Germany introduces mandatory investment quota for streamers and broadcasters
May 27, 2026 19.34 Europe/London By Jörn Krieger

The German government has adopted draft legislation that will require streaming services and TV broadcasters to invest a fixed share of their annual turnover in domestic film production.

The bill, approved by the federal cabinet on 27 May 2026, has drawn cautious support from parts of the production sector, while the digital industry has voiced strong objections.

According to the office of Minister of State for Culture Wolfram Weimer, media providers will in future be obliged to invest at least 8% of their yearly revenue in the German film sector.
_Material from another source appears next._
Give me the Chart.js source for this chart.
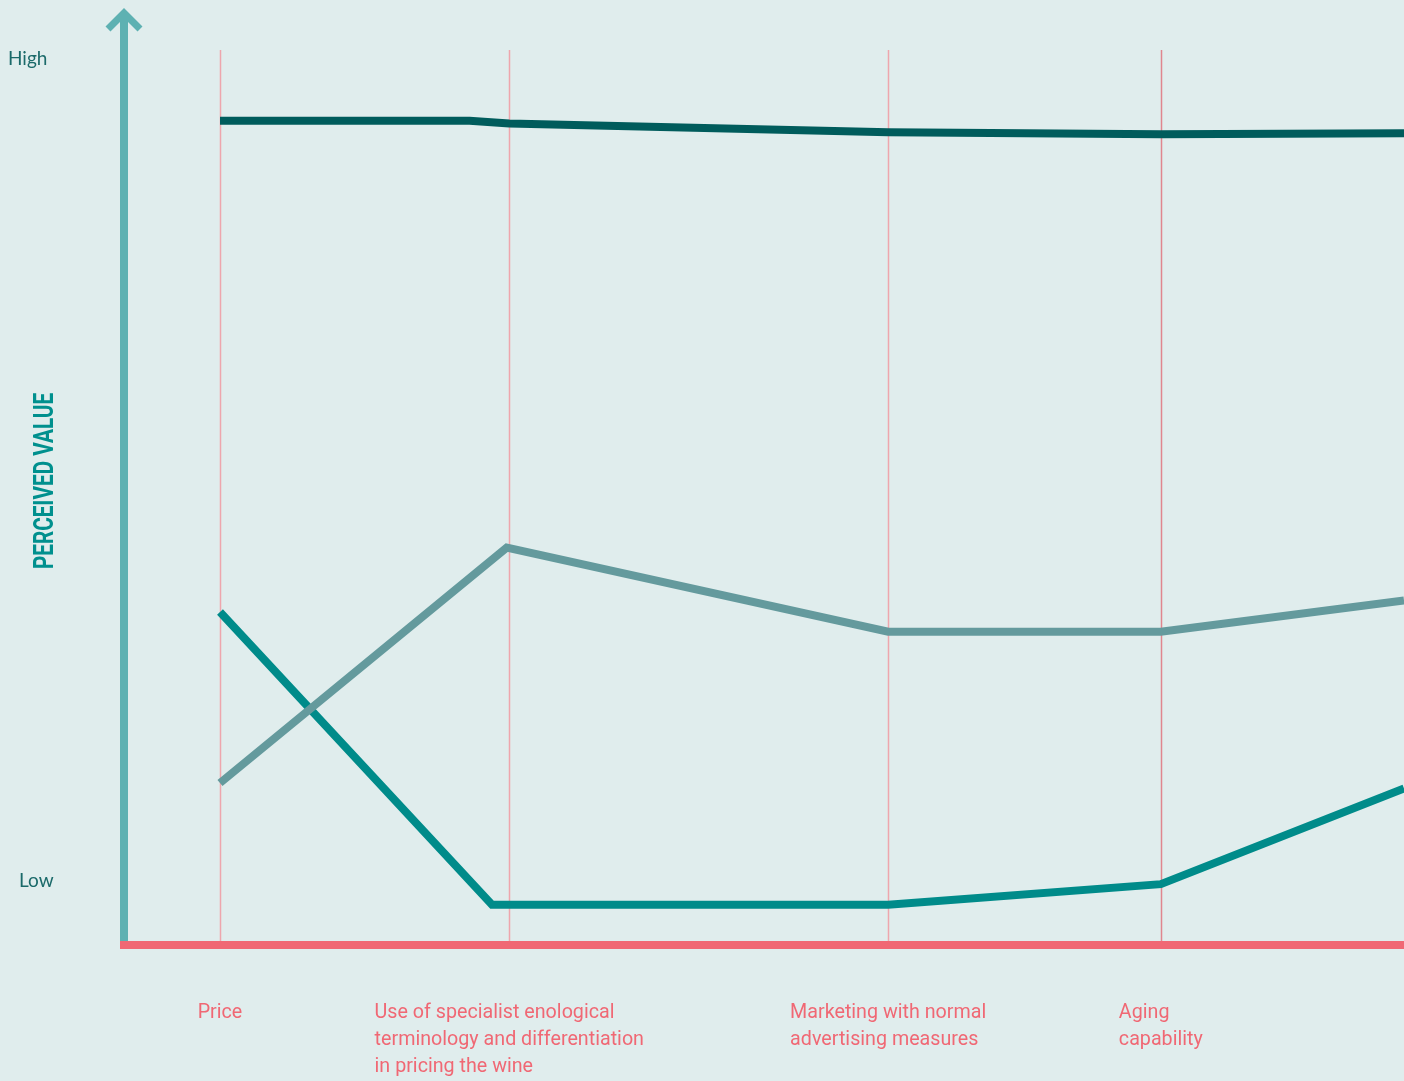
<!DOCTYPE html>
<html>
<head>
<meta charset="utf-8">
<script src="https://cdn.jsdelivr.net/npm/chart.js@4/dist/chart.umd.min.js"></script>
<style>
  html, body { margin: 0; padding: 0; background: #e0eded; }
  #wrap { width: 1404px; height: 1081px; }
</style>
</head>
<body>
<div id="wrap"><canvas id="chart" width="1404" height="1081"></canvas></div>
<script>
// categories along the bottom (position on the 0-100 x scale)
const categories = [
    ['Price'],
    ['Use of specialist enological', 'terminology and differentiation', 'in pricing the wine'],
    ['Marketing with normal', 'advertising measures'],
    ['Aging', 'capability']
];
const categoryPos = [7.5, 30.1, 59.7, 81.0];

// y ticks (0-100 scale)
const yLabels = ['High', 'Low'];
const yLabelPos = [99, 7.2];
const axisTitle = 'PERCEIVED VALUE';

// series
const darkX = [7.5, 27.0, 30.1, 59.7, 81.0, 100];
const darkY = [92.1, 92.1, 91.8, 90.8, 90.6, 90.7];
const greyX = [7.5, 29.9, 59.7, 81.0, 100];
const greyY = [18.1, 44.4, 35.0, 35.0, 38.5];
const tealX = [7.5, 28.75, 59.7, 81.0, 100];
const tealY = [37.2, 4.5, 4.5, 6.8, 17.5];

const toPoints = (xs, ys) => xs.map((x, i) => ({ x: x, y: ys[i] }));

const decor = {
    id: 'decor',
    beforeDatasetsDraw(c) {
        const ctx = c.ctx;
        const x = c.scales.x;
        const area = c.chartArea;
        ctx.save();
        // pink guides
        ctx.lineWidth = 1.5;
        categoryPos.forEach((v, i) => {
            const px = Math.round(x.getPixelForValue(v)) + 0.5;
            ctx.strokeStyle = i === 3 ? '#e0868e' : '#eea6ad';
            ctx.beginPath();
            ctx.moveTo(px, area.top);
            ctx.lineTo(px, area.bottom);
            ctx.stroke();
        });
        ctx.restore();
    },
    afterDatasetsDraw(c) {
        const ctx = c.ctx;
        const x = c.scales.x, y = c.scales.y;
        const area = c.chartArea;
        ctx.save();
        // y axis arrow
        const ax = area.left;
        ctx.strokeStyle = '#5eb1b2';
        ctx.lineWidth = 8;
        ctx.lineCap = 'butt';
        ctx.beginPath();
        ctx.moveTo(ax, area.bottom);
        ctx.lineTo(ax, 12);
        ctx.stroke();
        ctx.lineWidth = 7;
        ctx.lineJoin = 'miter';
        ctx.beginPath();
        ctx.moveTo(ax - 16, 29);
        ctx.lineTo(ax, 13);
        ctx.lineTo(ax + 16, 29);
        ctx.stroke();
        // x axis
        ctx.strokeStyle = '#f06874';
        ctx.lineWidth = 8;
        ctx.beginPath();
        ctx.moveTo(ax - 4, area.bottom);
        ctx.lineTo(area.right, area.bottom);
        ctx.stroke();

        // High / Low
        ctx.fillStyle = '#1b6a6a';
        ctx.font = '19px Lato, "Liberation Sans", sans-serif';
        ctx.textBaseline = 'middle';
        ctx.textAlign = 'left';
        ctx.fillText(yLabels[0], 8, y.getPixelForValue(yLabelPos[0]));
        ctx.fillText(yLabels[1], 19, y.getPixelForValue(yLabelPos[1]));

        // axis title, condensed
        ctx.save();
        ctx.translate(46, 481);
        ctx.rotate(-Math.PI / 2);
        ctx.scale(0.74, 1);
        ctx.fillStyle = '#00908e';
        ctx.font = 'bold 28px Roboto, sans-serif';
        ctx.textAlign = 'center';
        ctx.fillText(axisTitle, 0, 0);
        ctx.restore();

        // category labels: block centred on the guide, lines left-aligned
        ctx.fillStyle = '#f06874';
        ctx.font = '19.7px Roboto, sans-serif';
        ctx.textAlign = 'left';
        categories.forEach((lines, i) => {
            const w = Math.max(...lines.map(l => ctx.measureText(l).width));
            const left = x.getPixelForValue(categoryPos[i]) - w / 2;
            lines.forEach((l, j) => ctx.fillText(l, left, 1013 + j * 27));
        });
        ctx.restore();
    }
};

new Chart(document.getElementById('chart'), {
    type: 'line',
    data: {
        datasets: [
            { data: toPoints(greyX, greyY), borderColor: '#649a9d', borderWidth: 8 },
            { data: toPoints(tealX, tealY), borderColor: '#008b8a', borderWidth: 8 },
            { data: toPoints(darkX, darkY), borderColor: '#005c5c', borderWidth: 8 }
        ]
    },
    options: {
        responsive: false,
        animation: false,
        layout: { padding: { left: 124, right: 0, top: 50, bottom: 136 } },
        elements: { point: { radius: 0 }, line: { tension: 0, borderJoinStyle: 'miter' } },
        plugins: { legend: { display: false }, tooltip: { enabled: false } },
        scales: {
            x: { type: 'linear', min: 0, max: 100, display: false },
            y: { type: 'linear', min: 0, max: 100, display: false }
        }
    },
    plugins: [decor]
});
</script>
</body>
</html>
The draft also includes sub‑quotas for German‑language works, independent producers, new productions and rules on fair rights allocation.

With the cabinet decision, the federal government’s doubled film‑funding budget of €250 million per year is now available. Combined with jury‑based cultural funding and contributions from the Filmförderungsanstalt (FFA), the federal level will provide more than €300 million annually, supplemented by state‑level funding schemes.

The bill, formally titled the Media Services Investment Obligation Act, also creates incentives for voluntary commitments beyond the basic quota. Providers investing at least 12% of their turnover would be allowed to deviate from certain detailed requirements. The aim, the ministry said, is to secure “significant commissions for the German film industry without disproportionately interfering with the business models of streamers and broadcasters”.

Finance Minister Lars Klingbeil said the reform was designed to strengthen European production: “Our goal is to bring more commissions to Germany and Europe. We want European content to be streamed, and we are supporting the work of independent producers.”

Weimer described the package as a “film booster” that would elevate Germany’s competitiveness as a production hub. He rejected allegations that the bill targeted US platforms: “It is not a ‘Netflix law’.” Domestic groups such as RTL Deutschland, ProSiebenSat.1 and the public broadcasters would also be subject to the rules. Providers failing to meet the quota would face compensatory payments collected by the FFA.

The Production Alliance, together with AG Dok, the German Film Academy and PROG Producers of Germany, welcomed the intention to strengthen investment in European works and improve competitiveness. They praised the planned support for independent producers and rights retention. However, they argued that the current draft “would not yet achieve the desired effect”.

They criticised the 8% quota as too low by European standards, noting that even the 12% opt‑out threshold remained below the average in comparable markets. For the most important European sales territory for international streaming platforms, this was an “astonishingly unambitious signal”.

Digital association Bitkom reiterated its opposition: “Instead of creating reliable incentives for high‑quality productions, the law in its current form would introduce rigid rules, additional bureaucracy and one‑sided burdens for video and streaming services,” criticised Bitkom Managing Director Bernhard Rohleder.

Sub‑quotas for new productions would interfere with editorial and business decisions, he argued, leading to content being shaped “not only by quality and audience interest, but also by regulatory requirements”. Germany needed “stronger stories, more creative excellence and better framework conditions, not more compulsion and fragmentation”.